Mileage varies. I think it pretty meaningless, but it can be fun to dig into the dusty bins of SF/F history. And it might be a fairly controversy-free way to do a sort of mock Retro YA thing at a Worldcon, maybe? Don't know.

Circling back to the issue at hand, I decided to check in on what Kevin Standlee had on his LJ about the matter, if anything, and found that he posted this musing over the idea of introducing a rule change that would make it harder (but not impossible) to rename the award. Rather than a simple majority being able to change the name, it'd take a 2/3rds majority to first suspend the rules and then a separate vote to amend.

Don't know enough WSFS meeting to see whether there would be unexpected negative side effects of this, but certainly, an amendment that passed in one BM should maybe have a bit more attention focused on it at the following convention such that opposition would have to be quite strong.

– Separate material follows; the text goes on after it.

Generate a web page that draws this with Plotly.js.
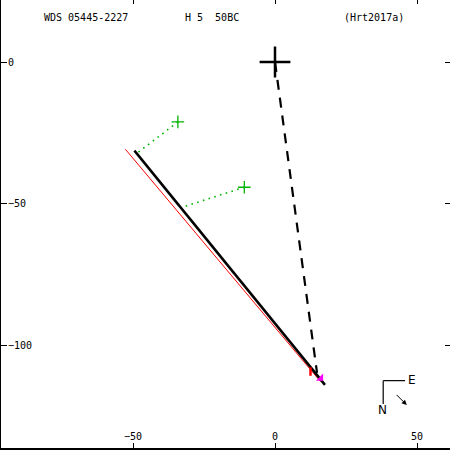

It'd basically make it easier, I think, to get amendments through in the long-run. Or maybe I'm being an optimist, and in reality it'll just make people fight harder to pass any amendments at all. :P

 

Oh God, PLEASE NO!  Hasn't everyone who cares about this award spent enough time in the Business Meeting?  It still appears that it's up to the chair to rule whether or not the changes are "scope-changing".  I'm in the middle of midterm grading right now and Robert's Rules + policy polishing nonsense are giving me a headache.  This is going on the back burner for the time being.  After midterm grades are in, I need to finish this year's Hugo ballot and give the Retro a swipe.